La grandeza crítica de la filosofía la hace siempre “sospechosa”, como dice Nussbaum, resaltando de cómo las universidades están obligadas a generar ciudadanos respetuosos de sus leyes: “Para las personas que están profundamente inmersas en asuntos prácticos, especialmente en una democracia, el intelectual que cuestiona –quizás en particular el filósofo- siempre es un personaje ligeramente sospechoso. ¿Por qué esta persona muestra un tan imparcial desapego? ¿Cuál es su campo de competencia empírica? ¿Qué le da derecho a dirigirse a las personas y hacerles preguntas, como si estuviera facultado para para decirles en qué se equivocan? Actualmente, cuando las universidades “aguijonean” a los estudiantes para que replanteen sus valores, es muy probable que ello cause inquietud y resentimiento. Es muy natural pensar que los docentes que originan este replanteamiento deben ser una élite progresista autodesignada, alejada de los valores populares e insensibles a ellos” (El cultivo de la humanidad, p. 42).

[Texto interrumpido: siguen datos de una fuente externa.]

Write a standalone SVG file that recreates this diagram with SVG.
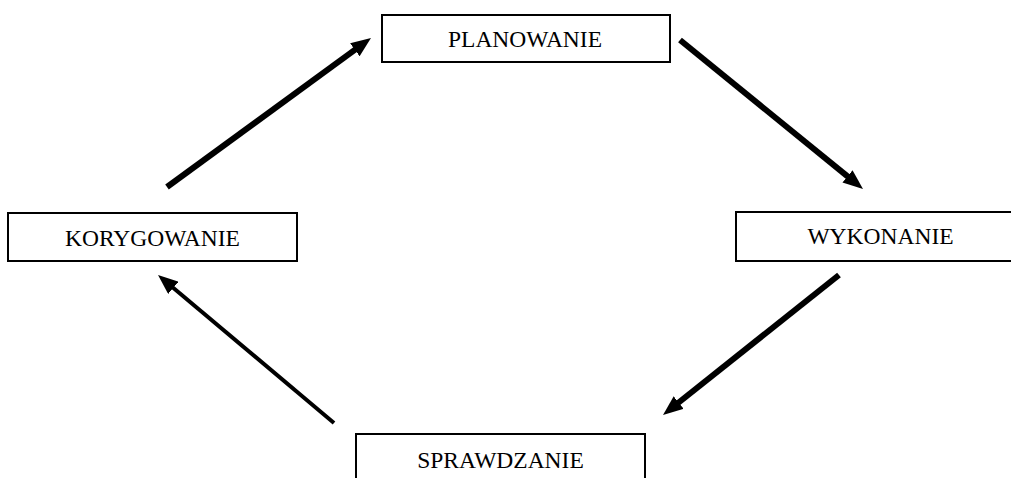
<svg xmlns="http://www.w3.org/2000/svg" width="1011" height="478" viewBox="0 0 1011 478">
<style>
.box{fill:#fff;stroke:#000;stroke-width:2}
.lbl{font-family:"Liberation Serif","Times New Roman",serif;font-size:23.5px;fill:#000;text-anchor:middle}
.thick{stroke:#000;stroke-width:6;fill:none}
.thin{stroke:#000;stroke-width:4;fill:none}
</style>
<defs>
<marker id="ah" markerUnits="userSpaceOnUse" viewBox="0 0 20 16" markerWidth="20" markerHeight="16" refX="8" refY="8" orient="auto">
<path d="M0,0 L20,8 L0,16 z" fill="#000"/>
</marker>
</defs>
<rect x="0" y="0" width="1011" height="478" fill="#fff"/>
<g id="connectors">
<line class="thick" x1="167" y1="187" x2="361.3" y2="45.1" marker-end="url(#ah)"/>
<line class="thick" x1="680" y1="40" x2="853.7" y2="181.4" marker-end="url(#ah)"/>
<line class="thick" x1="839" y1="275" x2="672.4" y2="407.5" marker-end="url(#ah)"/>
<line class="thin" x1="334" y1="423" x2="167.2" y2="282.7" marker-end="url(#ah)"/>
</g>
<g id="planowanie">
<rect class="box" x="382" y="15" width="288" height="47"/>
<text class="lbl" x="525" y="47">PLANOWANIE</text>
</g>
<g id="wykonanie">
<rect class="box" x="736" y="212" width="300" height="49"/>
<text class="lbl" x="880.5" y="244">WYKONANIE</text>
</g>
<g id="sprawdzanie">
<rect class="box" x="356" y="434" width="289" height="60"/>
<text class="lbl" x="500.5" y="467.5">SPRAWDZANIE</text>
</g>
<g id="korygowanie">
<rect class="box" x="8" y="213" width="289" height="48"/>
<text class="lbl" x="152.5" y="246">KORYGOWANIE</text>
</g>
</svg>
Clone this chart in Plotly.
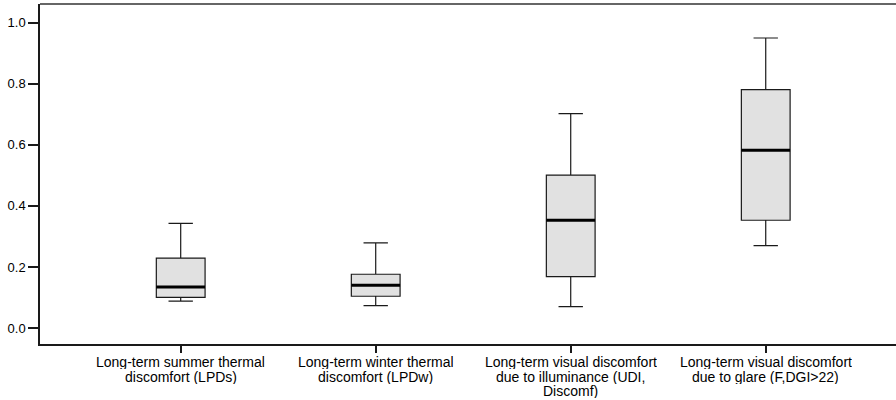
import plotly.graph_objects as go

categories = [
    "Long-term summer thermal<br>discomfort (LPDs)",
    "Long-term winter thermal<br>discomfort (LPDw)",
    "Long-term visual discomfort<br>due to illuminance (UDI,<br>Discomf)",
    "Long-term visual discomfort<br>due to glare (F,DGI&gt;22)",
]
lower_whisker = [0.088, 0.073, 0.070, 0.270]
q1 = [0.100, 0.104, 0.168, 0.353]
median = [0.134, 0.140, 0.353, 0.582]
q3 = [0.229, 0.176, 0.501, 0.781]
upper_whisker = [0.343, 0.279, 0.702, 0.950]
y_ticks = [0.0, 0.2, 0.4, 0.6, 0.8, 1.0]

box_width = 0.25
positions = list(range(len(categories)))

fig = go.Figure()
for i in positions:
    fig.add_trace(go.Box(
        x=[i],
        q1=[q1[i]], median=[median[i]], q3=[q3[i]],
        lowerfence=[lower_whisker[i]], upperfence=[upper_whisker[i]],
        width=box_width, whiskerwidth=0.5,
        fillcolor="#e1e1e1",
        line=dict(color="#1a1a1a", width=1.2),
        boxpoints=False, showlegend=False, hoverinfo="skip",
    ))
    fig.add_trace(go.Scatter(
        x=[i - box_width / 2, i + box_width / 2],
        y=[median[i], median[i]],
        mode="lines", line=dict(color="#000000", width=3),
        showlegend=False, hoverinfo="skip",
    ))

# category labels, one annotation per line for tight line spacing
annotations = []
line_shifts = [-18, -32.5, -47]
for i, label in enumerate(categories):
    for j, part in enumerate(label.split("<br>")):
        annotations.append(dict(
            x=i, xref="x", y=0, yref="paper",
            text=part, showarrow=False,
            xanchor="center", yanchor="middle", yshift=line_shifts[j],
            height=14, valign="middle", borderpad=0,
            font=dict(size=14, color="#000"),
        ))

fig.update_layout(
    width=896, height=400,
    margin=dict(l=40, r=0, t=4, b=56),
    plot_bgcolor="white", paper_bgcolor="white",
    font=dict(family="Liberation Sans, Arial, sans-serif", size=13, color="#000"),
    xaxis=dict(
        range=[-0.7215, 3.668], automargin=False,
        tickmode="array", tickvals=positions, ticktext=["" for _ in positions],
        showgrid=False, zeroline=False,
        showline=True, linecolor="#1a1a1a", linewidth=2,
        ticks="outside", ticklen=7, tickcolor="#1a1a1a", tickwidth=1.5,
    ),
    yaxis=dict(
        range=[-0.0524, 1.0613], automargin=False,
        tickmode="array", tickvals=y_ticks, ticktext=[f"{v:.1f}" for v in y_ticks],
        showgrid=False, zeroline=False,
        showline=True, linecolor="#1a1a1a", linewidth=1.5,
        ticks="outside", ticklen=10, tickcolor="#1a1a1a", tickwidth=1.5,
        tickfont=dict(size=13),
    ),
    annotations=annotations,
    shapes=[dict(type="line", xref="paper", yref="paper", x0=0, x1=1, y0=1, y1=1,
                 line=dict(color="#333333", width=1.5))],
)

fig.write_html(
    "out.html",
    config={"displayModeBar": False},
    post_script="document.body.style.margin='0';document.body.style.overflow='hidden';",
)
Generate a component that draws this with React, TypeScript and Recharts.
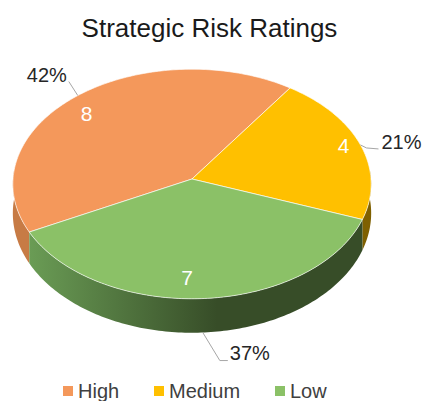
import { Legend, Pie, PieChart } from "recharts";

const categories = ["High", "Medium", "Low"];
const ratings = [8, 4, 7];

const sliceColors = ["#F4985B", "#FFC000", "#8BC167"];
const wallColors = ["#C77B45", "#7F6000", "url(#lowWall)"];

const FONT = '"Liberation Sans", Arial, sans-serif';
const WIDTH = 423;
const HEIGHT = 401;

// the flat pie is tipped back: squash plus a bit of perspective
const RADIUS = 179;
const SQUASH = 0.64;
const PERSPECTIVE = 0.0435;

// label tweaks, relative to the rim point of each slice
const innerNudge = [
    [-8, 6],
    [8, -4],
    [-14, -2],
];
const leaderElbow = [
    [-9, -14],
    [6, 3],
    [17, 28],
];
const leaderEnd = [
    [-9, -14],
    [18, 4],
    [25, 28],
];
const percentOffset = [
    [-31, -21],
    [41, -3],
    [47, 20],
];
const legendLeft = [63, 154, 275];

const data = categories.map((name, i) => ({
    name,
    value: ratings[i],
    fill: sliceColors[i],
}));

// r is 0..1 of the radius, angle is clockwise from 12 o'clock
function project(cx: number, cy: number, angle: number, r = 1) {
    const rad = (angle * Math.PI) / 180;
    const u = r * Math.sin(rad);
    const v = -r * Math.cos(rad);
    const w = 1 - PERSPECTIVE * v;
    return { x: cx + (RADIUS * u) / w, y: cy + (RADIUS * SQUASH * v) / w, v };
}

function wallDepth(v: number) {
    return 29 + 5 * v;
}

function toClock(angle: number) {
    return 90 - angle;
}

function arcPoints(cx: number, cy: number, from: number, to: number) {
    const pts = [];
    const steps = Math.max(2, Math.ceil(to - from));
    for (let i = 0; i <= steps; i++) {
        pts.push(project(cx, cy, from + ((to - from) * i) / steps));
    }
    return pts;
}

function pathOf(pts: { x: number; y: number }[]) {
    return pts.map((p, i) => `${i ? "L" : "M"}${p.x.toFixed(2)} ${p.y.toFixed(2)}`).join(" ");
}

function Slice3D(props: any) {
    const { cx, cy, startAngle, endAngle, fill, index } = props;
    let from = toClock(startAngle);
    let to = toClock(endAngle);
    while (from >= 360) {
        from -= 360;
        to -= 360;
    }
    const wallFrom = Math.max(from, 85);
    const wallTo = Math.min(to, 275);
    const top = arcPoints(cx, cy, from, to);
    let wall = null;
    if (wallTo > wallFrom) {
        const rim = arcPoints(cx, cy, wallFrom, wallTo);
        const under = rim.map((p) => ({ x: p.x, y: p.y + wallDepth(p.v) })).reverse();
        wall = <path d={pathOf([...rim, ...under]) + " Z"} fill={wallColors[index]} stroke="none" />;
    }
    return (
        <g>
            <defs>
                <linearGradient id="lowWall" gradientUnits="userSpaceOnUse" x1={29} y1={0} x2={217} y2={0}>
                    <stop offset="0%" stopColor="#6A9C55" />
                    <stop offset="100%" stopColor="#374D28" />
                </linearGradient>
            </defs>
            {wall}
            <path
                d={`M${cx} ${cy} ` + pathOf(top).replace("M", "L") + " Z"}
                fill={fill}
                stroke="#FFFFFF"
                strokeOpacity={0.7}
                strokeWidth={0.9}
            />
        </g>
    );
}

function SliceLabel(props: any) {
    const { cx, cy, midAngle, value, percent, index } = props;
    const mid = toClock(midAngle);
    const inner = project(cx, cy, mid, 0.85);
    const rim = project(cx, cy, mid);
    const ax = rim.x;
    // the front slice hangs its leader off the bottom of the wall
    const ay = rim.v > 0.5 ? rim.y + wallDepth(rim.v) : rim.y;
    const elbow = leaderElbow[index];
    const end = leaderEnd[index];
    const offset = percentOffset[index];
    return (
        <g>
            <text
                x={inner.x + innerNudge[index][0]}
                y={inner.y + innerNudge[index][1]}
                fill="#FFFFFF"
                fontFamily={FONT}
                fontSize={21}
                textAnchor="middle"
                dominantBaseline="central"
            >
                {value}
            </text>
            <polyline
                points={`${ax},${ay} ${ax + elbow[0]},${ay + elbow[1]} ${ax + end[0]},${ay + end[1]}`}
                fill="none"
                stroke="#A6A6A6"
                strokeWidth={1}
            />
            <text
                x={ax + offset[0]}
                y={ay + offset[1]}
                fill="#262626"
                fontFamily={FONT}
                fontSize={20}
                textAnchor="middle"
                dominantBaseline="central"
            >
                {Math.round(percent * 100)}%
            </text>
        </g>
    );
}

function LegendRow({ payload }: any) {
    return (
        <div style={{ position: "relative", height: 20 }}>
            {(payload || []).map((entry: any, i: number) => (
                <div
                    key={entry.value}
                    style={{
                        position: "absolute",
                        left: legendLeft[i],
                        top: 0,
                        display: "flex",
                        alignItems: "center",
                        whiteSpace: "nowrap",
                        fontFamily: FONT,
                        fontSize: 20,
                        lineHeight: "20px",
                        color: "#404040",
                    }}
                >
                    <span style={{ width: 10, height: 10, marginRight: 5, background: entry.color }} />
                    {entry.value}
                </div>
            ))}
        </div>
    );
}

export default function App() {
    return (
        <div
            style={{
                position: "absolute",
                left: 0,
                top: 0,
                width: WIDTH,
                height: HEIGHT,
                overflow: "hidden",
                background: "#FFFFFF",
            }}
        >
            <div
                style={{
                    position: "absolute",
                    left: 0,
                    top: 13,
                    width: 419,
                    textAlign: "center",
                    fontFamily: FONT,
                    fontSize: 26,
                    lineHeight: "30px",
                    color: "#1A1A1A",
                }}
            >
                Strategic Risk Ratings
            </div>
            <PieChart width={WIDTH} height={HEIGHT} margin={{ top: 0, right: 0, bottom: 0, left: 0 }}>
                <Pie
                    data={data}
                    dataKey="value"
                    nameKey="name"
                    cx={192}
                    cy={179}
                    innerRadius={0}
                    outerRadius={RADIUS}
                    startAngle={-153}
                    endAngle={-513}
                    stroke="none"
                    shape={Slice3D}
                    label={SliceLabel}
                    labelLine={false}
                    isAnimationActive={false}
                />
                <Legend
                    content={LegendRow}
                    itemSorter={null}
                    wrapperStyle={{ position: "absolute", left: 0, top: 381, width: WIDTH, height: 20 }}
                />
            </PieChart>
        </div>
    );
}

La filosofía es en sí una actitud para la vida no siempre en buenos términos con la tradición, que como el Sócrates platónico, constantemente inquiere a pesar de que a los interlocutores les moleste ser expulsados de la comodidad de sus tradiciones o de su particular ignorancia, o, lo que es peor, del dominio de una tiranía apropiada conscientemente de sus mentes. La filosofía es la disciplina crítica, y sin crítica ciudadana la democracia es un ad hoc que sirve para la apropiación del espacio público, por una camarilla que se dice representante del pueblo “Sócrates reconoce esto al sostener que la educación progresa no por el adoctrinamiento del profesor, sino por el escrutinio crítico de las propias creencias del alumno” (Nussbaum, op. cit., p. 43). La filosofía es una bandeja de agua helada sobre la cabeza de esos “durmientes” a los que tanto desprecia Heráclito, obliga a levantarse de la somnolienta pereza que es aliada inseparable de los tiranos: “el problema real es la pereza de pensamiento que caracteriza a estos ciudadanos democráticos, su tendencia a ir por la vida sin pensar sobre otras posibilidades y razones” (Ibídem) y por supuesto que el vértigo de confrontar la consciencia con su propia vacuidad, aterra a una mayoría gustosa de buscar quién resuelva sus problemas, o a quién culpar de sus propios fracasos, en caso de que el drama de sus condiciones hayan sido responsabilidad unívoca de un sí mismo cobarde y tramposo.